Les femmes jouissent à la fois d’une grande liberté, d’une grande considération et d’un statut éminent au sein de la société touareg – ce qui a pu conduire certains à parler de société matriarcale. Il faut savoir que, chez les Touareg, la filiation est établie par les femmes. De plus, sa position privilégiée attribue à la femme la transmission du pouvoir (autrefois) et celle des biens (c’est elle qui possède la tente ou la maison, le jardin dans une oasis…). La femme participe, bien sûr, aux prises de décisions dans son foyer. Elle est aussi la garante de la transmission de la culture et des traditions, de l’éducation des enfants auxquels elle dispense l’enseignement de l’écriture tifinagh et l’enseignement coranique.

Évidemment, la femme touareg est une muse idéale, source d'inépuisables louanges exprimées par la poésie et le chant.

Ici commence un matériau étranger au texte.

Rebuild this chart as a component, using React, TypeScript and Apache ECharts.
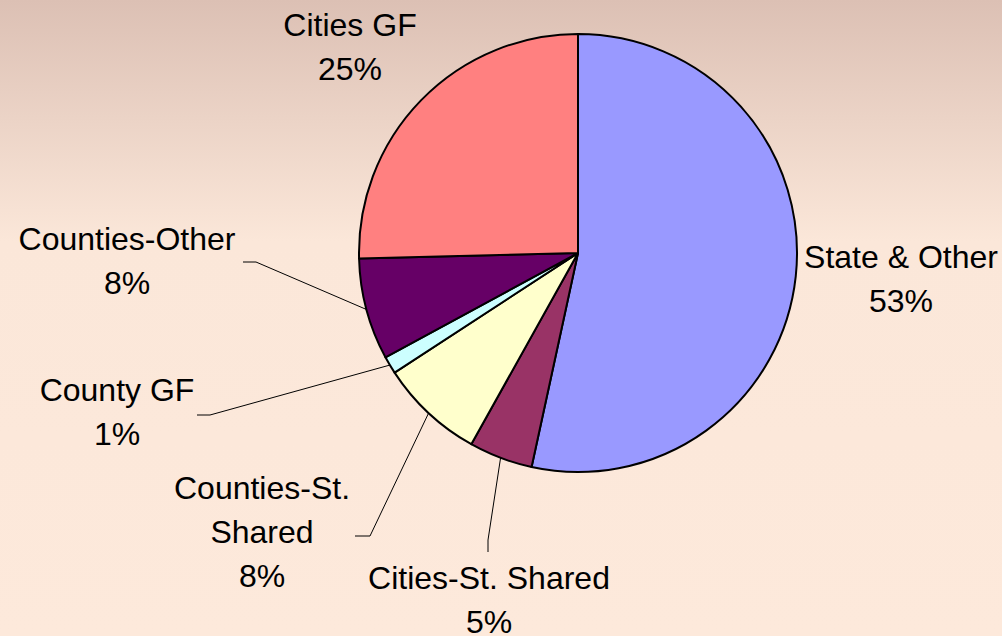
import React, { useEffect, useRef } from "react";
import * as echarts from "echarts";

const categories = [
  "State & Other",
  "Cities-St. Shared",
  "Counties-St. Shared",
  "County GF",
  "Counties-Other",
  "Cities GF",
];
const values = [53.4, 4.7, 7.7, 1.3, 7.5, 25.4];
const colors = ["#9999FF", "#993366", "#FFFFCC", "#CCFFFF", "#660066", "#FF8080"];
const displayNames: Record<string, string> = {
  "Counties-St. Shared": "Counties-St.\nShared",
};

// label centre positions and leader-line elbows (annotation layout)
const labelPos: Record<string, [number, number]> = {
  "State & Other": [901, 279],
  "Cities-St. Shared": [489, 600],
  "Counties-St. Shared": [262, 532],
  "County GF": [117, 412],
  "Counties-Other": [127, 261],
  "Cities GF": [350, 47],
};
const leaderElbows: Record<string, [number, number][]> = {
  "Cities-St. Shared": [[488, 540], [488, 552]],
  "Counties-St. Shared": [[370, 536], [355, 536]],
  "County GF": [[210, 415], [197, 415]],
  "Counties-Other": [[256, 262], [243, 262]],
};

export default function App() {
  const ref = useRef<HTMLDivElement>(null);
  useEffect(() => {
    document.body.style.margin = "0";
    const chart = echarts.init(ref.current!, null, { renderer: "svg" });
    const data = categories.map((name, i) => ({
      name,
      value: values[i],
      itemStyle: { color: colors[i] },
      labelLine: { show: !!leaderElbows[name] },
    }));
    chart.setOption({
      animation: false,
      backgroundColor: {
        type: "linear",
        x: 0,
        y: 0,
        x2: 0,
        y2: 1,
        colorStops: [
          { offset: 0, color: "#dcc0b4" },
          { offset: 0.38, color: "#fbe7d9" },
          { offset: 1, color: "#fde9db" },
        ],
      },
      series: [
        {
          type: "pie",
          center: [578, 253],
          radius: 219,
          startAngle: 90,
          clockwise: true,
          avoidLabelOverlap: false,
          silent: true,
          emphasis: { disabled: true },
          itemStyle: { borderColor: "#000", borderWidth: 2 },
          label: {
            show: true,
            position: "outside",
            color: "#000",
            fontFamily: "Liberation Sans, Arial, sans-serif",
            fontSize: 32,
            lineHeight: 44,
            align: "center",
            formatter: (p: any) =>
              (displayNames[p.name] || p.name) + "\n" + Math.round(p.percent) + "%",
          },
          labelLine: {
            show: true,
            length: 10,
            length2: 10,
            lineStyle: { color: "#000", width: 1 },
          },
          labelLayout: (params: any) => {
            const name = categories[params.dataIndex];
            const pos = labelPos[name];
            const res: any = {
              x: pos[0],
              y: pos[1],
              align: "center",
              verticalAlign: "middle",
            };
            const elbows = leaderElbows[name];
            if (elbows && params.labelLinePoints) {
              res.labelLinePoints = [params.labelLinePoints[0], ...elbows];
            }
            return res;
          },
          data,
        },
      ],
    });
    return () => chart.dispose();
  }, []);
  return <div ref={ref} style={{ width: 1002, height: 636 }} />;
}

Artisans et orfèvres : les forgerons

Les bijoux touareg, très appréciés jusque sous nos latitudes, sont inspirés par une tradition séculaire, sans cesse renouvelée sous les doigts d'orfèvres inventifs : ils sont l’œuvre des artisans, appelés « forgerons » (inadhan) car ils détiennent la maîtrise du feu.

Dans la société touareg, les forgerons travaillent le métal, le bois et les peaux (cuir de mouton, gazelle, vache, mouflon, chameau, chèvre, antilope…), notamment pour façonner les selles des chameaux (terik, pluriel : tirriken). Ils fabriquent les objets usuels, les outils et les armes, comme la fameuse takouba (épée) que chaque Touareg se voit remettre à l’âge d’homme. Sans oublier, bien sûr, les bijoux en argent, dont le plus emblématique est certainement la croix d’Agadez ou croix du Sud, teneghelt en touareg (dérivé de enghel, « verser », car les bijoux sont fondus selon la technique de la cire perdue). La croix touareg est déclinée en 21 motifs différents, chacun correspondant à une région du Niger.

Aux femmes des forgerons sont réservés les métiers de la vannerie et du cuir, et en particulier les articles de cuir ouvragés et les travaux minutieux, la création des décors, avec incisions et broderies…

Les forgerons se transmettent leur savoir-faire de génération en génération : on ne devient pas artisan, on naît forgeron.

Libres de parole, les forgerons ont un statut particulier, comparable à celui des griots en Afrique : ils servent d’intermédiaires, sont chargés de transmettre des messages, et forment un corps de poètes fort appréciés.